La battaglia di Roma (477-476 a.C.). La riscossa romana dopo il Cremera

Nel 477 a.C., secondo la tradizione, si consuma la disfatta del Cremera – una battaglia la cui storicità è in realtà dibattuta, come forse vedremo in futuro.

In estrema sintesi: visto che Roma si trova in un momento di crisi e di guerra aperta su troppi fronti, la famiglia dei Fabii si incarica (con tutto il suo seguito armato, per un totale di circa 4300 uomini tra appartenenti alla 𝘨𝘦𝘯𝘴 e 𝘤𝘭𝘪𝘦𝘯𝘵𝘦𝘴) di prendere sulle spalle il peso della guerra contro uno dei vicini più pericolosi, gli Etruschi di Veio.

Dopo aver sconfitto diverse volte gli Etruschi e aver razziato il loro territorio, usando come base un 𝘤𝘢𝘴𝘵𝘳𝘶𝘮 sul fiume Cremera, i Fabii e il loro esercito vengono infine distrutti – secondo la tradizione, un solo membro della 𝘨𝘦𝘯𝘴 Fabia resta in vita.

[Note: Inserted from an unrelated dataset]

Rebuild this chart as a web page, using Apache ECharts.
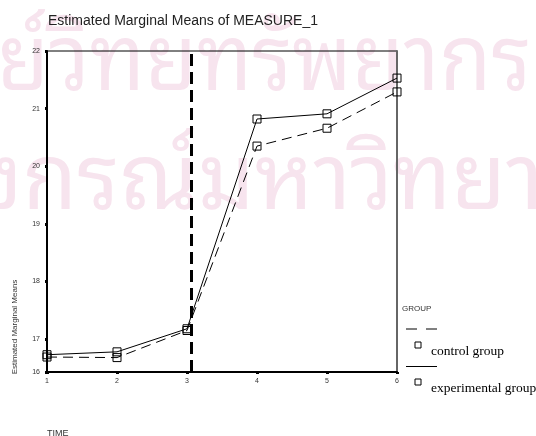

A seguito della vittoria, gli Etruschi decidono di vendicarsi ulteriormente delle devastazioni subite negli ultimi mesi e avanzano su Roma.
Ad affrontarli viene mandato il console Tito Menenio, che viene però sconfitto, consentendo così ai Tirreni di occupare il Gianicolo.

Anche il secondo console, Gaio Orazio, è infine costretto a essere richiamato dalla campagna contro i Volsci per difendere l’Urbe.

Gli Etruschi riescono ad attraversare il Tevere e si combattono altre due battaglie nei dintorni di Roma, e per la precisione a est della città.
Di questi due scontri sappiamo però pochissimo: una prima battaglia, di esito incerto, è combattuta presso il Tempio della Speranza – all’epoca un tempio fuori città, presso l’Esquilino -, mentre la seconda più a nord, davanti a Porta Collina.

Sappiamo solo che quest’ultima è una vittoria romana, e anche se di misura serve a rinfrancare lo spirito dei soldati.

Scontro tra opliti, basato sull’Olpe Chigi. All’epoca del Cremera, gran parte dell’esercito romano è composto proprio da opliti.
Illustrazione di Angus McBride

Tuttavia, è impossibile sloggiare gli Etruschi dal Gianicolo, che si apprestano a restituire il favore reso loro dai Fabii facendo patire a Roma la fame e saccheggiando il suo territorio nei mesi successivi.
“In nessun luogo erano al sicuro il bestiame e i contadini”, sintetizza Tito Livio.

Nel frattempo, a Menenio e Orazio succedono come consoli Aulo Virginio e Spurio Servilio.

I Romani alla fine escogitano uno stratagemma per costringere gli Etruschi a venire allo scoperto in modo disorganizzato dalla loro forte posizione: lasciano disponibile in bella vista una mandria di bestiame, così che possa essere portata via dai nemici.
Ironicamente, si tratta proprio dello stesso trucco che gli Etruschi hanno usato contro i Fabii nelle fasi iniziali della battaglia del Cremera.

I Veienti, attaccati a sorpresa e del tutto impreparati dai Romani, subiscono un gran numero di perdite e si ritirano sul Gianicolo, ma non senza meditare vendetta.
Nottetempo attraversano il Tevere e tentano un attacco all’accampamento del console Servilio, ma vengono sonoramente battuti.

Ritiratisi di nuovo sul Gianicolo, gli Etruschi assistono alla costruzione di un accampamento alle pendici del colle da parte di Servilio.
Il giorno ancora successivo, all’alba, il console decide che vuole farla finita e conduce i suoi soldati lungo le pendici del colle, ma è troppo precipitoso, imbaldanzito dal successo del giorno prima e dalla mancanza di viveri sempre più pressante.

Servilio subisce “un rovescio più vergognoso che quello dei nemici il giorno prima”, ma alla fine è tratto in salvo dall’arrivo di Virginio e delle sue truppe, alle spalle dei Veienti.

Ora presi tra due eserciti, gli Etruschi vengono schiacciati e, secondo Tito Livio, sterminati dal primo all’ultimo.